The Porsche designed 944 and 968 engines are interference engines. This means in layman’s terms that IF the cam belt breaks then the pistons will meet the valves with very expensive consequences. It’s important that whenever buying a 968 or a 944 for the matter that the cam and balance shaft belts are replaced every 30,000 miles. If the car has been sitting around for a few years, then it’s wise to change the belts also. Unfortunately, this is not a cheap operation and only dealers and qualified Porsche mechanics can handle this sort of service.
Also, the water pump in the 968 tends to leads as well so people replace it usually the same time with the belts since they are all in the same location within the engine bay.
The glass hatchback on the 968/944 is one big piece of glass that is very rare and costly to replace. But Porsche decided to use a cheap weather-seal to glue the big piece of glass to the frame of the hatch and its very common today to see the hatch crack or become unglued due to time and weather condtions. This is called glass delamination and if it happens it becomes a source of rattles, queaks and water leaks.
Unfortunately, the 944/968 used materials that haven’t stood the test of time. Expect many cars to have dashboard cracks (very common), slow moving power windows, broken glovebox doors, broken center-console lids and other cracks and tears.

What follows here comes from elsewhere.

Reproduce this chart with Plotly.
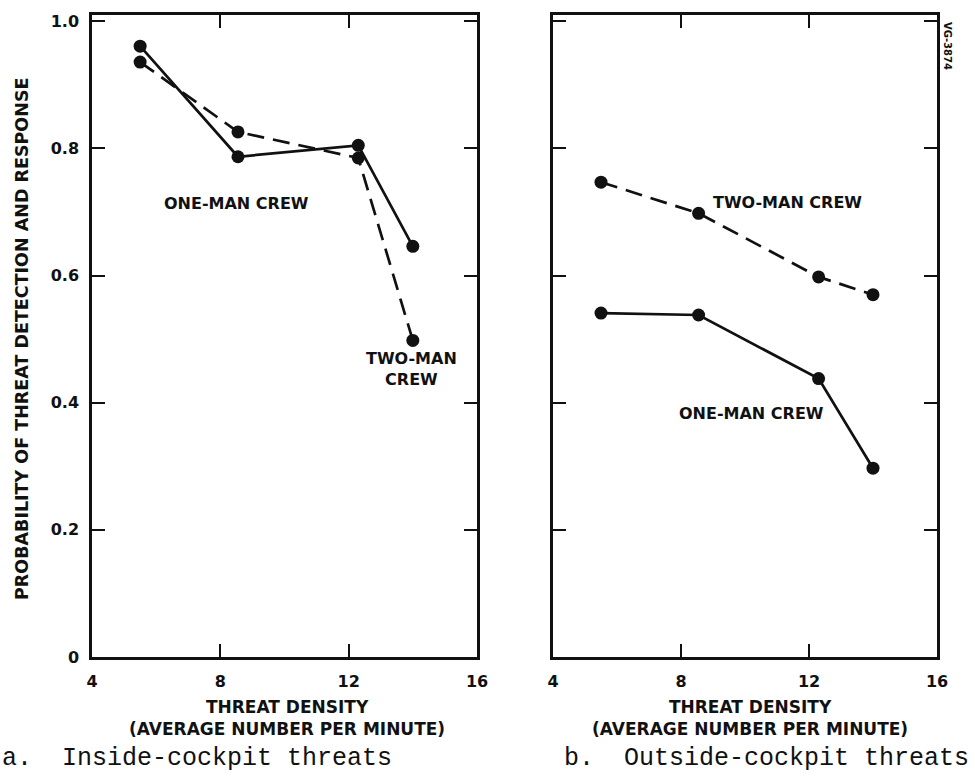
import plotly.graph_objects as go
from plotly.subplots import make_subplots

# threat density (average number per minute)
density = [5.5, 8.55, 12.3, 14.0]

# a. inside-cockpit threats
inside_one_man = [0.961, 0.787, 0.805, 0.646]
inside_two_man = [0.936, 0.826, 0.785, 0.498]

# b. outside-cockpit threats
outside_one_man = [0.541, 0.538, 0.438, 0.297]
outside_two_man = [0.747, 0.698, 0.598, 0.570]

x_ticks = [4, 8, 12, 16]
y_ticks = [0, 0.2, 0.4, 0.6, 0.8, 1.0]
y_tick_text = ["0", "0.2", "0.4", "0.6", "0.8", "1.0"]

SANS = "DejaVu Sans, Liberation Sans, sans-serif"
MONO = "Liberation Mono, DejaVu Sans Mono, monospace"
INK = "#111111"

fig = make_subplots(rows=1, cols=2)

panels = [
    (1, inside_one_man, inside_two_man),
    (2, outside_one_man, outside_two_man),
]
for col, one_man, two_man in panels:
    fig.add_trace(
        go.Scatter(
            x=density, y=one_man, mode="lines+markers",
            line=dict(color=INK, width=2.7),
            marker=dict(color=INK, size=13),
            showlegend=False,
        ),
        row=1, col=col,
    )
    fig.add_trace(
        go.Scatter(
            x=density, y=two_man, mode="lines+markers",
            line=dict(color=INK, width=2.7, dash="17px,9px"),
            marker=dict(color=INK, size=13),
            showlegend=False,
        ),
        row=1, col=col,
    )

axis_common = dict(
    showline=True, linecolor=INK, linewidth=2.5, mirror="ticks",
    ticks="inside", ticklen=13, tickwidth=2, tickcolor=INK,
    showgrid=False, zeroline=False, automargin=False,
    tickfont=dict(family=SANS, size=16, color=INK, weight="bold"),
)

fig.update_xaxes(
    range=[4, 16], tickvals=x_ticks, ticklabelstandoff=8, **axis_common
)
fig.update_yaxes(
    range=[0, 1.01], tickvals=y_ticks, ticktext=y_tick_text,
    ticklabelstandoff=7, **axis_common
)
fig.update_yaxes(showticklabels=False, row=1, col=2)

fig.update_layout(
    width=975, height=778,
    margin=dict(l=0, r=0, t=0, b=0),
    paper_bgcolor="white", plot_bgcolor="white",
    xaxis=dict(domain=[92 / 975, 477 / 975]),
    xaxis2=dict(domain=[553 / 975, 937 / 975]),
    yaxis=dict(domain=[1 - 657 / 778, 1 - 15 / 778]),
    yaxis2=dict(domain=[1 - 657 / 778, 1 - 15 / 778]),
)

label_font = dict(family=SANS, size=16, color=INK, weight="bold")

# curve labels
fig.add_annotation(x=8.5, y=0.714, xref="x", yref="y", text="ONE-MAN CREW",
                   showarrow=False, font=label_font)
fig.add_annotation(x=13.95, y=0.453, xref="x", yref="y", text="TWO-MAN<br>CREW",
                   showarrow=False, font=label_font)
fig.add_annotation(x=11.34, y=0.715, xref="x2", yref="y2", text="TWO-MAN CREW",
                   showarrow=False, font=label_font)
fig.add_annotation(x=10.2, y=0.383, xref="x2", yref="y2", text="ONE-MAN CREW",
                   showarrow=False, font=label_font)

# axis titles
fig.add_annotation(x=22 / 975, y=1 - 339 / 778, xref="paper", yref="paper",
                   xanchor="center", yanchor="middle",
                   text="PROBABILITY OF THREAT DETECTION AND RESPONSE",
                   textangle=-90, showarrow=False,
                   font=dict(family=SANS, size=17.5, color=INK, weight="bold"))
for cx in (287, 750):
    fig.add_annotation(x=cx / 975, y=1 - 718 / 778, xref="paper", yref="paper",
                       xanchor="center", yanchor="middle",
                       text="THREAT DENSITY<br>(AVERAGE NUMBER PER MINUTE)",
                       showarrow=False,
                       font=dict(family=SANS, size=17, color=INK, weight="bold"))

# captions
caption_font = dict(family=MONO, size=25, color=INK)
fig.add_annotation(x=0, y=1 - 758 / 778, xref="paper", yref="paper",
                   xanchor="left", yanchor="middle",
                   text="a.  Inside-cockpit threats",
                   showarrow=False, font=caption_font)
fig.add_annotation(x=562 / 975, y=1 - 758 / 778, xref="paper", yref="paper",
                   xanchor="left", yanchor="middle",
                   text="b.  Outside-cockpit threats",
                   showarrow=False, font=caption_font)

# figure id
fig.add_annotation(x=948 / 975, y=1 - 46 / 778, xref="paper", yref="paper",
                   xanchor="center", yanchor="middle",
                   text="VG-3874", textangle=90, showarrow=False,
                   font=dict(family=SANS, size=10, color=INK, weight="bold"))

# drop the default page margin so the figure sits at the window corner
fig.write_html(
    "out.html",
    config={"displayModeBar": False},
    post_script="document.body.style.margin='0px';",
)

The Porsche 968 is an unknown Porsche that is becoming more and more appreciated. It’s the last generation of the 944 type and is actually the best, capturing the spirit of the handling and power the 944 platform provided back in the 80’s and 90’s. It’s a light-weight and extremely capable handling sports car from Porsche and the only factor that hinders it today is the lack of a big eco-system of 3rd party parts and vendors to help grow the 968 community. But if you’re looking for a rare Porsche that won’t break your bank account, the 968 is a great choice.